Unesco droht, Dresden zu enterben

Dresden steht auf der „roten Liste“ jener Orte, denen die Unesco eine Aberkennung des Titels „Weltkulturerbe“ androht. Der Grund ist der geplante Bau einer riesigen Brücke über die Elbe und die Elbauen. Die Gegner des Bauwerks bekommen Aufwind

AUS DRESDENMICHAEL BARTSCH

Ein Hochhaus vor dem Kölner Dom, Windräder vor der Wartburg, eine monströse Brücke über die Dresdner Elbauen? Die Unesco nimmt es genau, wenn es um den Schutz ihrer Stätten des Weltkulturerbes geht. Köln kam auf die „rote Liste“ der Wackelkandidaten, denen die peinliche Aberkennung des Welterbetitels droht. In Thüringen genügte die öffentliche Diskussion, damit der Blick auf die Wartburg unberührt blieb. In Dresden hat das jedoch nicht gereicht, obschon dort seit Jahrzehnten um die geplante Elbbrücke gestritten wird.

Weil die Planungen für die Brücke im Elbtal, einem 18 Kilometer langen Flussabschnitt, weiter laufen, hat das zuständige Unesco-Komitee nun auch Dresden auf die „rote Liste“ gesetzt. Köln dagegen wurde schon für sein Einlenken belohnt und wieder von der Liste gestrichen.

Bereits im Frühjahr hatte ein Gutachten der Technischen Hochschule Aachen im Auftrag des in Paris ansässigen Welterbekomitees von einer „irreversiblen Schädigung der besonderen Qualitäten des Elbtals“ gesprochen, sollte die so genannte Waldschlösschenbrücke gebaut werden. Sie zerschneide die Landschaft und füge sich nicht organisch ins Bild der übrigen Brücken ein.

Pläne für den Bau eines Verkehrszuges ausgerechnet an der breitesten Stelle des Dresdner Elbbogens tauchten jeweils in starken Wachstumsphasen der Stadt auf, so noch im letzten Jahr der DDR. Nach der Wende wurden sie wieder aufgegriffen. Ein jahrelanger Streit setzte ein, der Stadtrat entschied widersprüchlich, Brückengegner und Anwohner erhoben Einsprüche im Planfeststellungsverfahren und klagten, auf erste Spatenstiche folgten Baustopps. Eine CDU-geführte Bürgerinitiative erwirkte 2005 schließlich einen Bürgerentscheid, bei dem sich rund zwei Drittel der Dresdner für den Brückenbau aussprachen. Die Brückenbefürworter profitierten dabei von der „Nase voll“-Stimmung in Dresden nach dem langen Streit und den bereits versickerten rund 22 Millionen Euro für Planung und Vorlauf. Die Brücke selbst soll wegen ihrer Dimensionen und der komplizierten Tunnelanbindung am Elbhang mindestens 150 Millionen Euro kosten.

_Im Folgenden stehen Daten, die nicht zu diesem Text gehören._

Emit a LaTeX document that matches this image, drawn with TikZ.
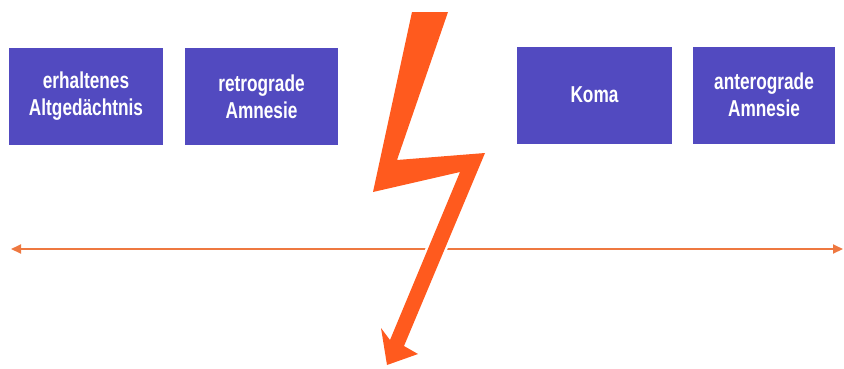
\documentclass[tikz,border=0pt]{standalone}
\usepackage{fontspec}
\setsansfont[FakeStretch=0.75]{Liberation Sans}
\usetikzlibrary{arrows.meta}
\definecolor{boxblue}{RGB}{82,74,192}
\definecolor{lineorange}{RGB}{238,120,64}
\definecolor{boltorange}{RGB}{255,90,30}

\begin{document}
\begin{tikzpicture}[x=1pt,y=-1pt,>={Triangle[length=10pt,width=9pt]},
  bx/.style={rectangle,fill=boxblue,inner sep=0pt,minimum height=97pt,text=white,align=center,font=\sffamily\bfseries\fontsize{23}{27}\selectfont}]
  \useasboundingbox (0,0) rectangle (844,368);
  \node[bx,minimum width=154pt](alt) at (86,96.5){erhaltenes\\Altgedächtnis};
  \node[bx,minimum width=153pt](retro) at (261.5,96.5){retrograde\\Amnesie};
  \node[bx,minimum width=155pt](koma) at (594.5,95){Koma};
  \node[bx,minimum width=142pt](antero) at (764,95){anterograde\\Amnesie};
  \coordinate (tl) at (11,249);
  \coordinate (tr) at (843,249);
  \draw[<->,lineorange,line width=2pt] (tl)--(tr);
  % bolt
  \path[preaction={draw=white,line width=5pt,line join=round},fill=boltorange]
    (412,12)--(448,12)--(397,160)--(485,153)--(404,346)--(418,354)--(387,365)
    --(381,328)--(390,340)--(460,172)--(373,192)--cycle;
\end{tikzpicture}
\end{document}
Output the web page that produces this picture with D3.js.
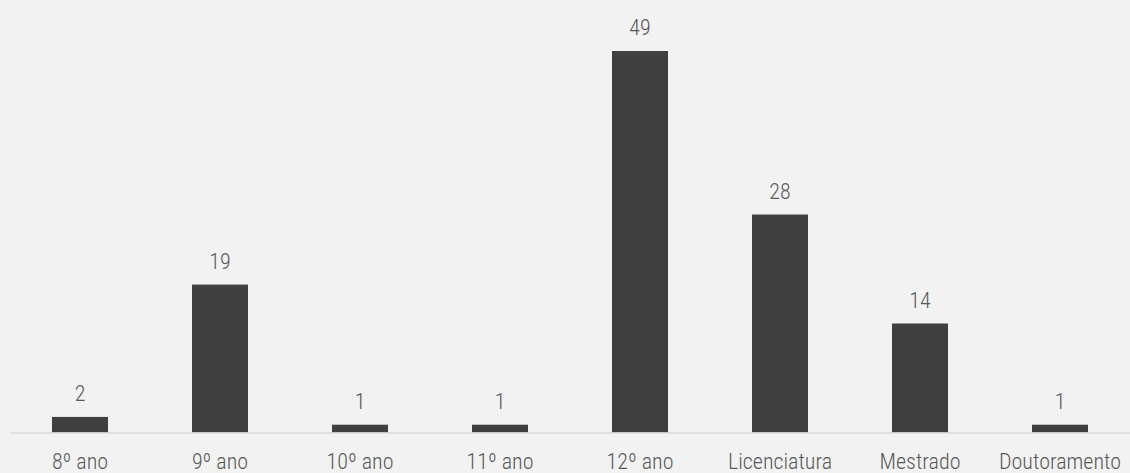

Parallel zum Brückenstreit hatte sich Dresden jedoch um die Aufnahme in die Liste des Weltkulturerbes beworben und 2004 diesen Titel auch erhalten. Brückengegner hatten bislang nur mit ökologischen Bedenken, den Kosten und der verkehrspolitischen Sinnlosigkeit des Bauwerks angesichts des rückläufigen Verkehrsaufkommens argumentiert. Nun kamen ästhetische Gesichtspunkte und die optische Vereinbarkeit mit dem „Gesamtkunstwerk Elbtal“ hinzu. Eine maßgebliche Rolle spielte dabei der aus Dresden stammende Nobelpreisträger Günter Blobel, der Unesco-Generaldirektor Francesco Bandarin in Paris alarmierte.

Die Sächsische Akademie der Künste kritisierte das geplante Bauwerk, Ex-Bundestagspräsident Wolfgang Thierse und weitere 300 Unterzeichner protestierten: „Dieser Blick gehört der ganzen Welt!“ Angesichts der sich abzeichnenden Alternative „Brücke oder Weltkulturerbe“ kippte auch in der Bevölkerung die Stimmung. Nur etwa die Hälfte will nach Umfragen die Brücke um jeden Preis. Die Grünen verlangten deshalb bereits eine Wiederholung des rechtlich bindenden Bürgerentscheids.

Mit der Unesco-Entscheidung ist die Strategie der Stadtverwaltung gescheitert, Brückenbau und Erbestatus miteinander zu vereinbaren. Unverdrossen sollen indessen auf einer Sondersitzung des Stadtrates am 20. Juli die Bauleistungen für die Brücke vergeben werden.